The problem with series hybrids

[dcb]

ok, I didn't put it together that you wanted to use your flywheel thing as wheel motors and engine pumps.

Patents, blech, don't want to take this thread there, as bad or worse as they are good. If you are interested in money, try a patent, if you want to make the world a better place, share what you know.

But your specific agenda aside, here is some hydraulic vs electric efficiency picks I found. I assume this is just for motor mode, so double the losses for comparison to peak efficiency of a parallel hybrid.




according to the pics, you can cover a much wider range of conditions at higher efficiency with hydraulic transmission.


I did see one road vehicle that has a hydrostatic transmission
2009 Honda DN-01 - Specifications - Honda.com
though it seems a little piggy @ ~600 lbs.
wikipedia lists it at 48mpg,

Its 5 speed cousin, the nt700v, is listed at 50mpg, 562 lbs, and $4500 less per the honda site.

[roflwaffle]

Quote:

Originally Posted by Old Mechanic

Regeneration of electric hybrids-pitiful compared to hydraulic

You're kidding, right? If you take the same weight carbon fiber accumulator compared to an old NiMH battery pack, the accumulator can only store about a ninth of what the battery pack can store. As bad as batteries are in terms of energy density, the better accumulators are about ten times worse.

Quote:

Originally Posted by Old Mechanic

Life expectancy of electric hybrids-pitiful compared to hydraulic

That's likely true if we have a situation where a vehicle is stopping way more than even a cab. If a garbage truck stops ten times more often than a taxi, then a battery pack would only last 34,000 miles instead of 340,000 miles. In that context a HH is a good idea. W/ a garbage truck, the extra weight from the system isn't an issue, and all the stops are from roughly the same speed, so the accumulator doesn't have to deal with capturing energy from higher speed stops too. KE goes according to speed squared, so if a 240lb high pressure carbon fiber accumulator can only capture ~1/5th of the energy a 120lb battery pack can, then it has to be sized properly. For a car, this means the acumulator will have to be very big to capture the same amount of energy a battery pack can, or else it will only be able to capture a small fraction of what the battery pack can if it's the same size. Also, a 300k lifespan isn't an issue because cars tend to get junked around 150k on average. HD vehicles w/ many stops/starts otoh can see a benefit from greater lifespan like I mentioned before.

Quote:

Originally Posted by Old Mechanic

Retained value of electric hybrids compared to conventional
Pitiful
Compare the resale value of a 2003 Corolla to a 2003 Prius, a cost you choose to ignore in your cost comparison.

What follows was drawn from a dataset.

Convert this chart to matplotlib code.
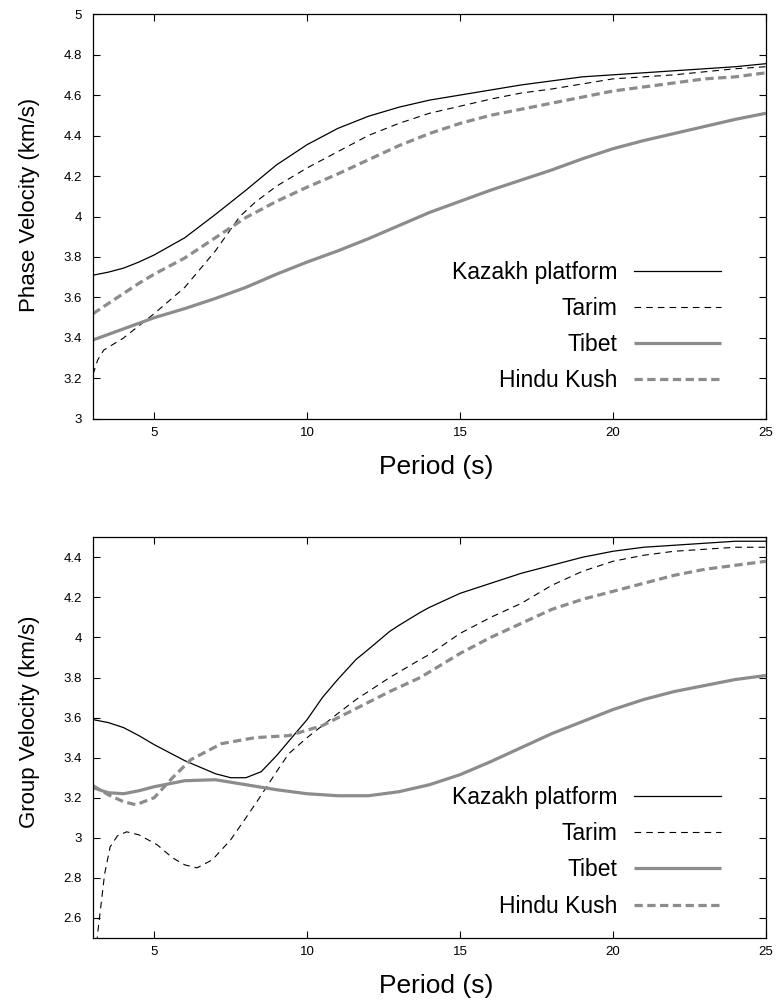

Are you researching these statements before you make them? KBB indicates that the net loss is roughly the same between a 2003 and up Prius versus a comparable same year Corolla (LE), although that's technically not apples/apples since the Prius is larger and has more features. The Prius depreciates more but the Corolla costs more to fuel, the end result is that they are within a grand each other, w/ the Prius being slightly cheaper according to KBB's estimates regarding value.

Quote:

Originally Posted by Old Mechanic

In 1971 in an attempt to make body shops look like they were making exorbitant profits the insurance company had a body shop estimate the cost of building a $3000 Chevy from scratch using new parts.

$17000 which demonstrates the flawed comparison between any assembly line built vehicle and one built outside of an assembly line.

Conversions versus factory mass production are false comparisons.

The EPA cost calculations included carbon fiber accumulators.

Unnecessary.

You can use the EPA's $7,000 figure if you like, the situation doesn't change much. HHs are still more expensive than HEVs. I suppose a ~240lb accumulator isn't needed, when we could forgo the ~80-90% weight reduction and use a much cheaper ~1000+lb accumulator. That's clearly practical. HH systems aren't common because they can't store a lot of energy compared to HEV systems. They'll also cost more given all the info I've seen from the EPA, and they're pushing them too. They make sense for large vehicles that will last a long time and stop/go in a predictable way over the same range of speeds.

Quote:

Originally Posted by Old Mechanic

The EPA calculations also included a plea for a "new sheet of paper" in concepts and designs, which is exactly what my patented design constitutes. They could not possibly calculate the cost of something they did not know existed.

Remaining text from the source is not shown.